Multnomah County’s Preschool for All program is in high demand, with roughly 6,000 families filing applications for tuition-free preschool seats for the 2026–27 school year while county officials say they have secured more than 7,000 provider seats. The surge comes as the county accelerates its push toward universal preschool and reshapes what early-childhood access looks like across the Portland metro area.

Record Demand as County Doubles Seats

According to Multnomah County, the application window closed May 14, with early numbers showing more than 6,000 returning and new applicants combined. County officials say they have nearly doubled capacity for 2026–27, opening space for more than 7,000 three- and four-year-olds and generating an estimated $130 million in combined family savings this year.

Seats Confirmed Outpace Applicants

For once, the supply is actually ahead of the demand. As Willamette Week reported, county spokesman Ryan Yambra said Multnomah County has confirmed about 7,100 seats, with more than 4,500 of this year’s applications coming from new families. Earlier coverage found the program’s rapid seat expansion was already on track to exceed earlier targets for growth.

A Real Relief for Some Families

For parents who snagged a spot, the impact is immediate and concrete. In an interview with KPTV, parent Julie Phillips said her household had been paying more than $3,000 a month for childcare and that Preschool for All made full-time work realistic again. Program leaders say this kind of tuition relief helps keep parents in the workforce and frees up money to be spent elsewhere in the local economy.

State Pressure and Policy Context

Not everyone is cheering the rollout. In a June 26, 2025 statement, Gov. Tina Kotek criticized the county’s implementation and warned of large unspent balances and paperwork snarls that slowed provider participation, according to the Governor’s Office. Oregon Public Broadcasting reported that the governor also urged fixes to the program and called for a broader statewide plan to stabilize preschool access while Multnomah County works through its operational gaps.

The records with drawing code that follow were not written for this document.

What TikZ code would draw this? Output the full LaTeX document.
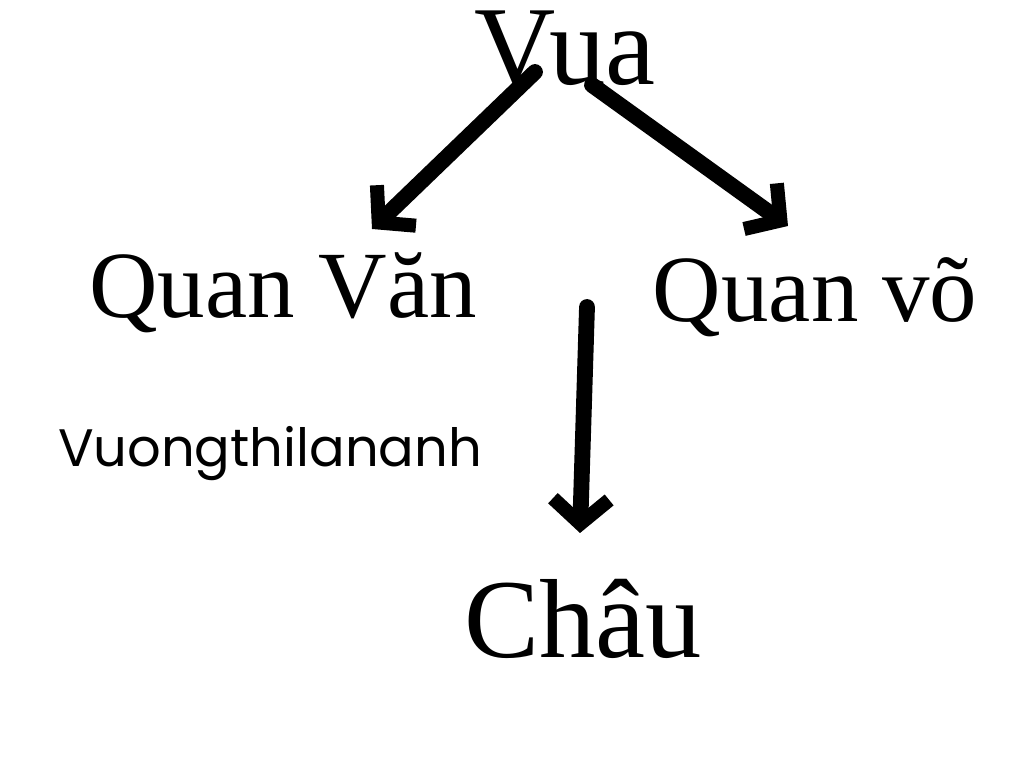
\documentclass[tikz,border=0pt]{standalone}
\usepackage{fontspec}
\setmainfont{Liberation Serif}
\newfontfamily\labsans{Poppins}
\usetikzlibrary{arrows.meta}
\begin{document}
\begin{tikzpicture}
\useasboundingbox (0,0) rectangle (10.24,7.59);
\tikzset{big/.style={inner sep=0pt,font=\fontsize{32}{34}\selectfont},
 mid/.style={inner sep=0pt,font=\fontsize{27}{29}\selectfont},
 arr/.style={line width=4.5pt,line cap=round,-{Straight Barb[length=7pt,width=16pt,line width=4pt]}}}
\node[big] (vua) at (5.65,7.10) {Vua};
\node[mid] (van) at (2.83,4.66) {Quan Văn};
\node[mid] (vo) at (8.15,4.62) {Quan võ};
\node[inner sep=0pt,font=\labsans\fontsize{15}{17}\selectfont] (sig) at (2.70,3.05) {Vuongthilananh};
\node[big] (chau) at (5.83,1.40) {Châu};
\coordinate (a1) at (5.35,6.87); \coordinate (a2) at (3.72,5.30);
\coordinate (b1) at (5.92,6.74); \coordinate (b2) at (7.88,5.33);
\coordinate (c1) at (5.87,4.52); \coordinate (c2) at (5.80,2.26);
\draw[arr] (a1) -- (a2);
\draw[arr] (b1) -- (b2);
\draw[arr] (c1) -- (c2);
\end{tikzpicture}
\end{document}
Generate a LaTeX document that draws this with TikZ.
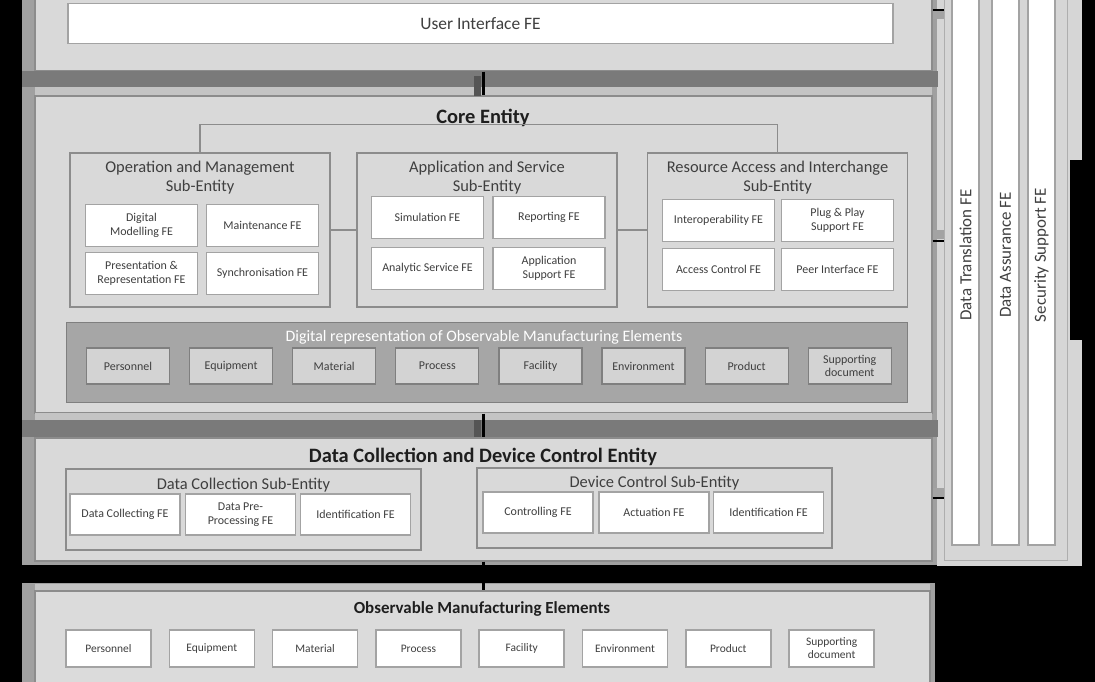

What Families Should Know Before June

The county says placement offers will go out by email by June 3, and families will have two weeks to accept or decline their spot. Any seats that remain open will be offered during a second application period starting June 16, according to Multnomah County. That later window is when families who missed the first deadline can still apply or sign up for waiting lists.

What Comes Next

The Board of County Commissioners has approved a multi-phase gap analysis to steer the final steps toward universal preschool, an effort covered in reporting by Willamette Week. County leaders say the study, which will map geographic access, dig into quantitative data and gather feedback from families, is intended to guide how seats are allocated for the 2027–28 school year so supply better matches neighborhood demand.

For now, thousands of families in Portland and nearby communities are poised to start the school year with a free preschool option, even as county and state officials continue negotiating how to fine-tune the fast-growing program.